Michael Kors, billionaire? The designer's record-breaking IPO has proved so successful that other fashion brands are thinking of going public in hopes of coming close to the company's $8.97 billion valuation, WWD is reporting.
After going public at $25 a share, shares of Kors are up over 72 percent so far this year. A secondary offering of 25 million shares, expected to close Wednesday, has the stock priced at $47 a share. In other words, Kors is about to make serious bank--even more than before. At the initial offering, Kors netted himself a cool $117 million and if this secondary offering goes as planned, the designer will realize another $139.5 million. Forbes has estimated the designer's net worth will reach the billions soon, when the KORS stock price hits $63.25. In other words, we can expect to see Kors' name on Forbes' billionaire list next year.
Overall, Wednesday's offering will raise $1.18 billion: Chairman and chief executive officer John Idol will bring in $81.3 million and the Lawrence Stroll and Silas Chou’s Sportswear Holdings will raise $550.8 million. Kors's stock price gives the company a total market capitalization of $8.97 billion and a price-to-earnings ratio of 114.6, which puts the company in a whole new league, and could pave the way for similar success for other fashion brands.

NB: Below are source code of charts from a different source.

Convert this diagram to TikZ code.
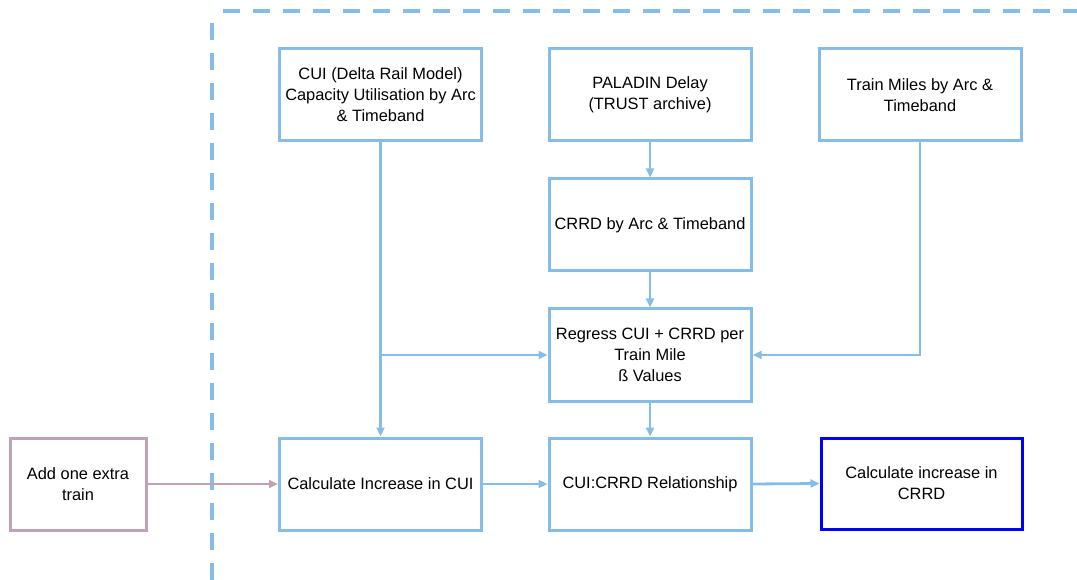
\documentclass[tikz,border=0pt]{standalone}
\usepackage{fontspec}
\setmainfont{Liberation Sans}
\usetikzlibrary{arrows.meta}
\definecolor{skyline}{HTML}{85BDE8}
\definecolor{mauveline}{HTML}{C0A2B6}
\definecolor{strongblue}{HTML}{0000FF}
\tikzset{
  procbox/.style={draw=skyline, line width=3pt, fill=white, minimum width=202pt,
    minimum height=92pt, align=center, inner sep=1pt,
    font=\fontsize{16.4}{21}\selectfont},
  flow/.style={draw=skyline, line width=2.8pt, -{Triangle[length=9pt,width=8pt]}},
}
\begin{document}
\begin{tikzpicture}[x=1pt,y=-1pt]
\useasboundingbox (0,0) rectangle (1077,580);
% dashed frame around the model
\draw[skyline, line width=3.2pt, dash pattern=on 17pt off 13pt] (212,580) -- (212,14);
\draw[skyline, line width=3.2pt, dash pattern=on 17pt off 13pt] (223,11) -- (1077,11);

% boxes
\node[procbox] (cui) at (380.5,95) {CUI (Delta Rail Model)\\Capacity Utilisation by Arc\\\& Timeband};
\node[procbox] (paladin) at (650,95) {PALADIN Delay\\(TRUST archive)};
\node[procbox] (miles) at (920,95) {Train Miles by Arc \&\\Timeband};
\node[procbox] (crrd) at (650,225) {CRRD by Arc \& Timeband};
\node[procbox] (regress) at (650,355) {Regress CUI + CRRD per\\Train Mile\\ß Values};
\node[procbox] (calccui) at (380.5,484) {Calculate Increase in CUI};
\node[procbox] (rel) at (650,484) {CUI:CRRD Relationship};
\node[procbox, draw=strongblue, minimum width=201pt, minimum height=91pt] (calccrrd) at (921.5,483.5) {Calculate increase in\\CRRD};
\node[procbox, draw=mauveline, minimum width=136pt] (extra) at (78,484) {Add one extra\\train};

% connectors
\coordinate (join) at (cui.south |- regress.west);
\draw[flow] (cui.south) -- (calccui.north);
\draw[flow] (join) -- (regress.west);
\draw[flow] (miles.south) |- (regress.east);
\draw[flow] (paladin.south) -- (crrd.north);
\draw[flow] (crrd.south) -- (regress.north);
\draw[flow] (regress.south) -- (rel.north);
\draw[flow, draw=mauveline] (extra.east) -- (calccui.west);
\draw[flow] (calccui.east) -- (rel.west);
\draw[flow] (rel.east) -- (calccrrd.west);
\end{tikzpicture}
\end{document}
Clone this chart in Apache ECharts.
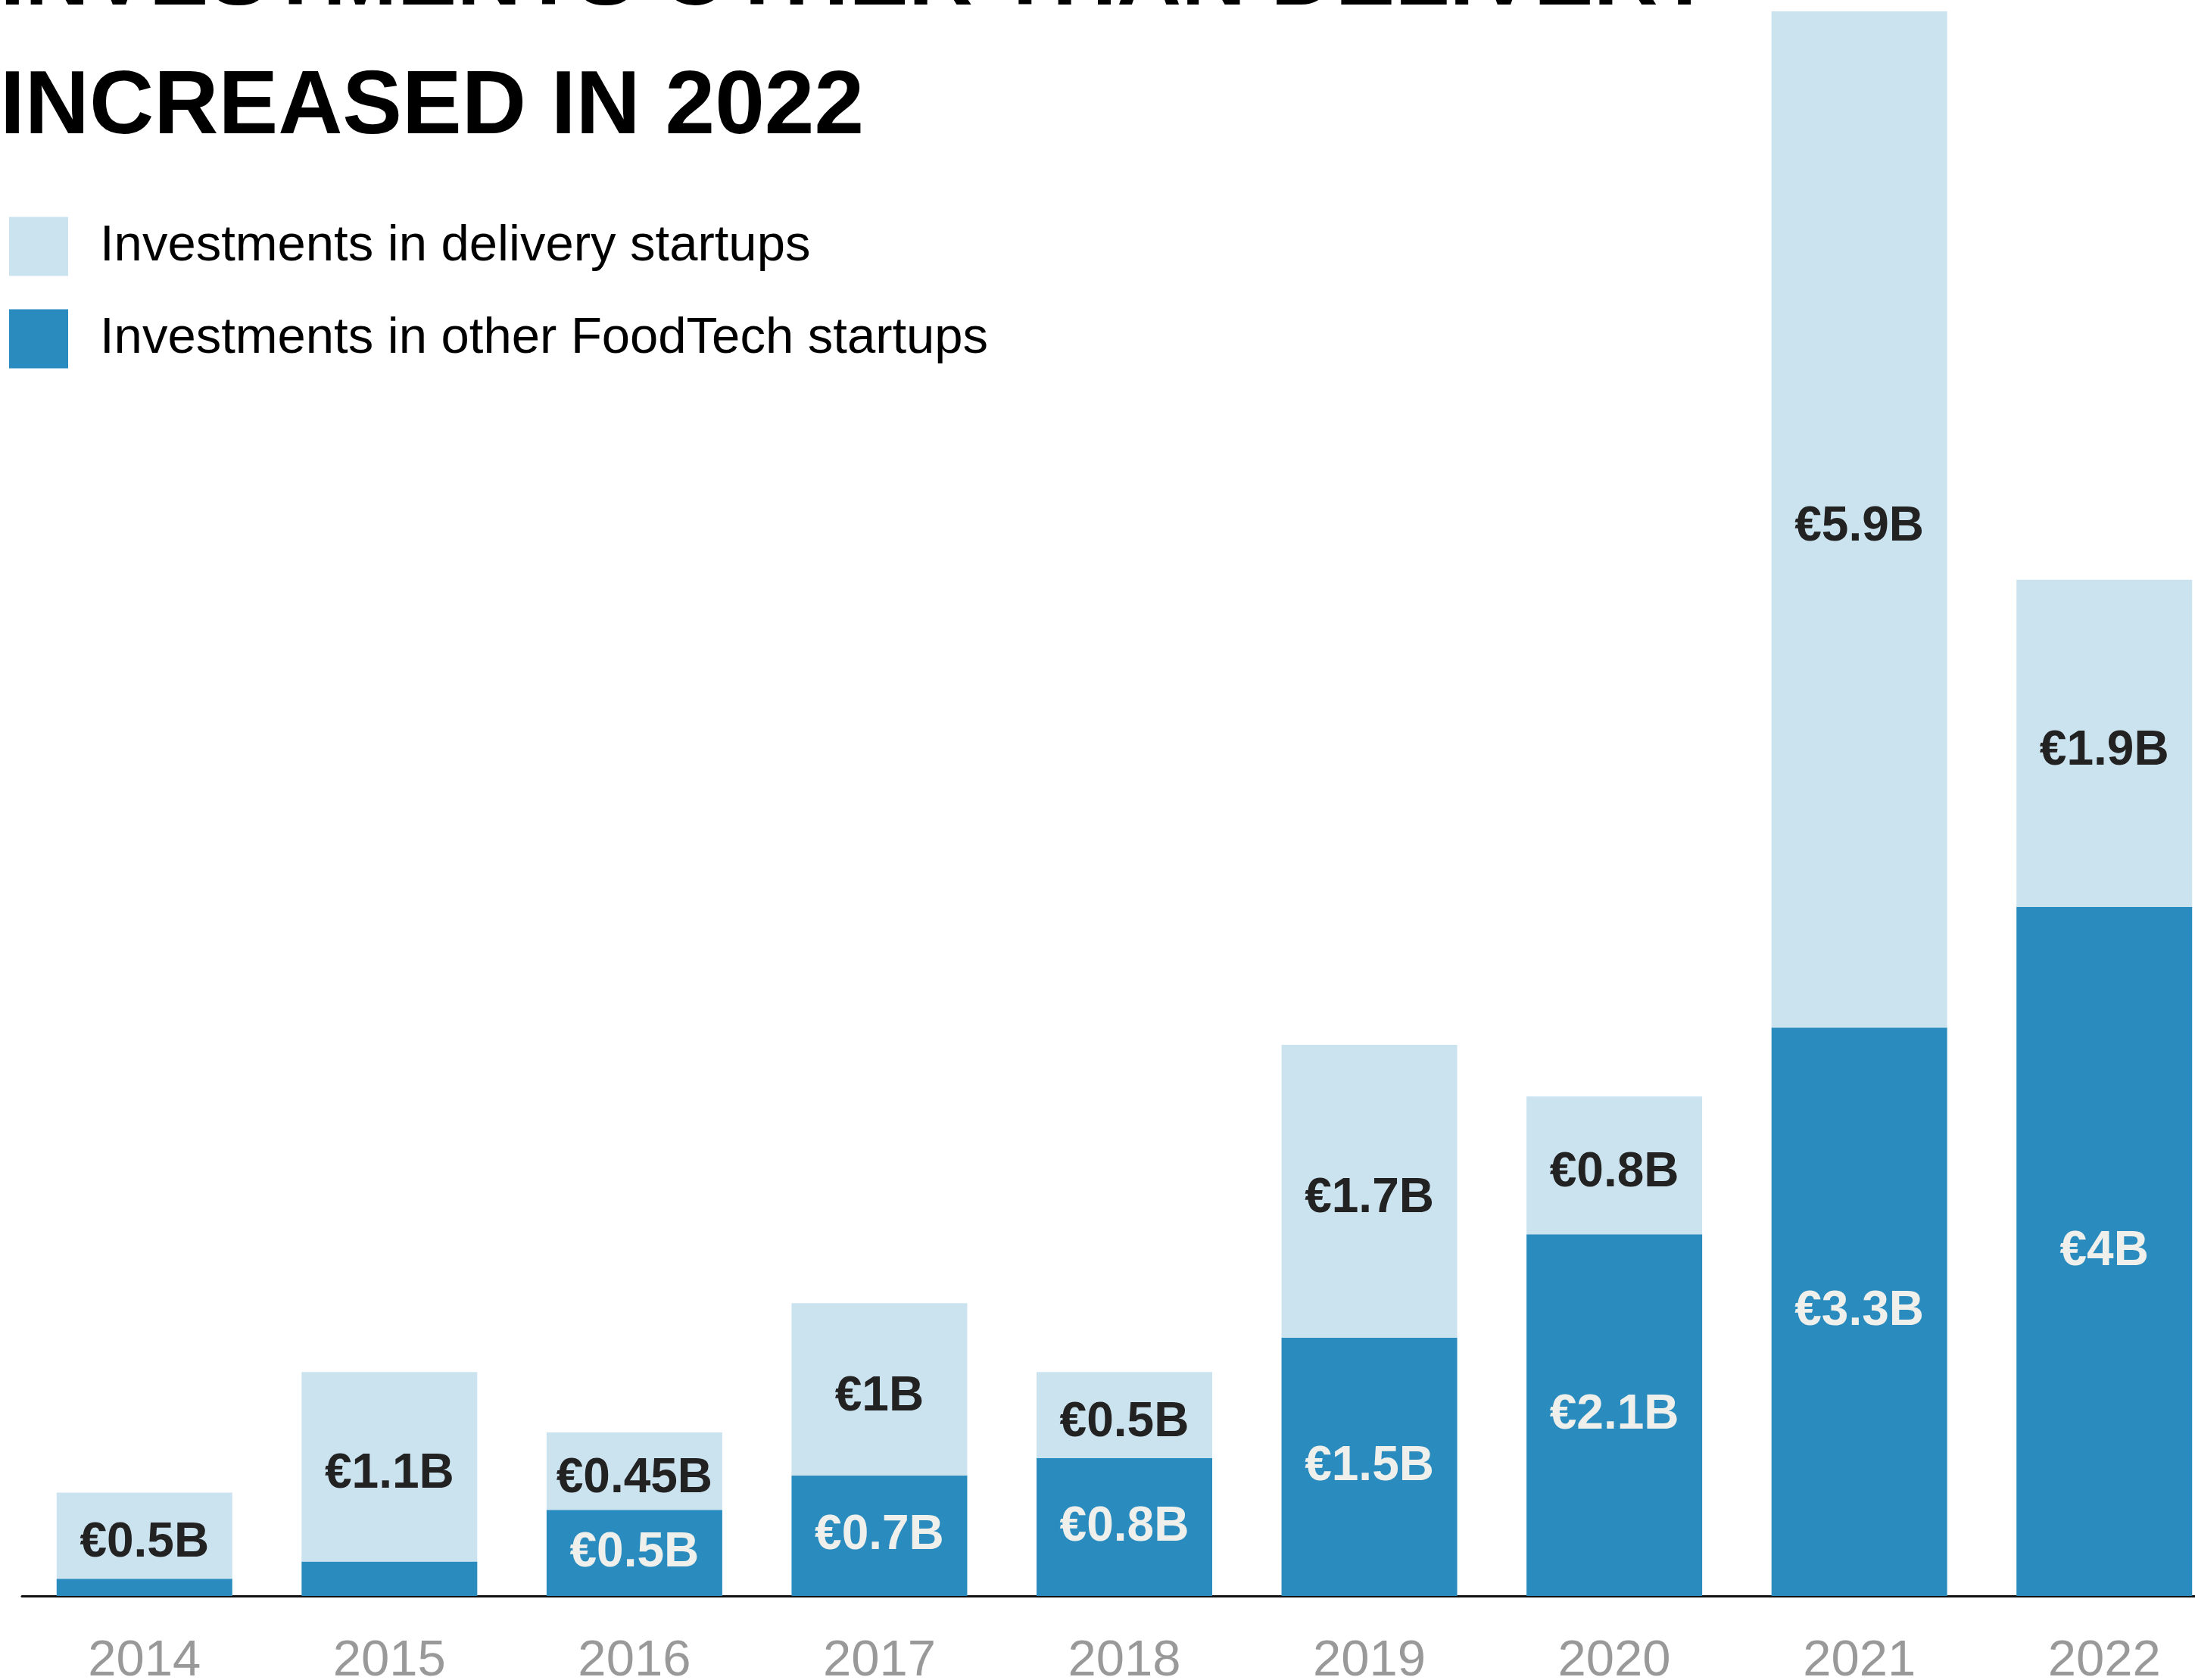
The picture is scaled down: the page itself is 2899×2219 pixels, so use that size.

Brands like Kate Spade and Tory Burch. “It’s really raised the valuation or the perception of what the Kate Spade brand could be worth,” Corinna Freedman, an analyst at Wedbush Securities Inc, told WWD. “It’s also very similar to C. Wonder, to Tory Burch. It’s the new bridge. It’s probably why bridge [areas] in department stores have been underperforming, because there are all these younger, hipper interpretations of what that customer is now.” [Ed. note: Erm, did she not get the memo that C.Wonder and Tory Burch have nothing to do with each other--and that there's actually some bad blood there? Hmmm...]
Apparently the key to success is the company's focus on accessories, which is a higher margin business than apparel, and it's position as "accessible luxury" in the market.
"It’s luxury for that lower-tier customer," Freedman said. "It’s great merchandising to sort of skirt the line between luxury and accessible luxury.”
While fashion firms may be inspired by Kors' success--and are gunning for more money from buyers--not everyone is going to be quite as successful as Kors when it comes to Wall Street. “It took [Kors] a long time to get there, and it took that business a long time to get there,” Douglas Hand, an attorney representing designers at Hand Baldachin & Amburgey, told WWD. “He’s been relevant for three decades. It’s an objective measure, and it’s a high measure, so people will fly to it as justifying a valuation.”
Whether or not other brands will be able to achieve the same kind of success in the market remains to be seen, but one thing's for sure: Kors has definitely started a new fashion-forward trend in the finance world.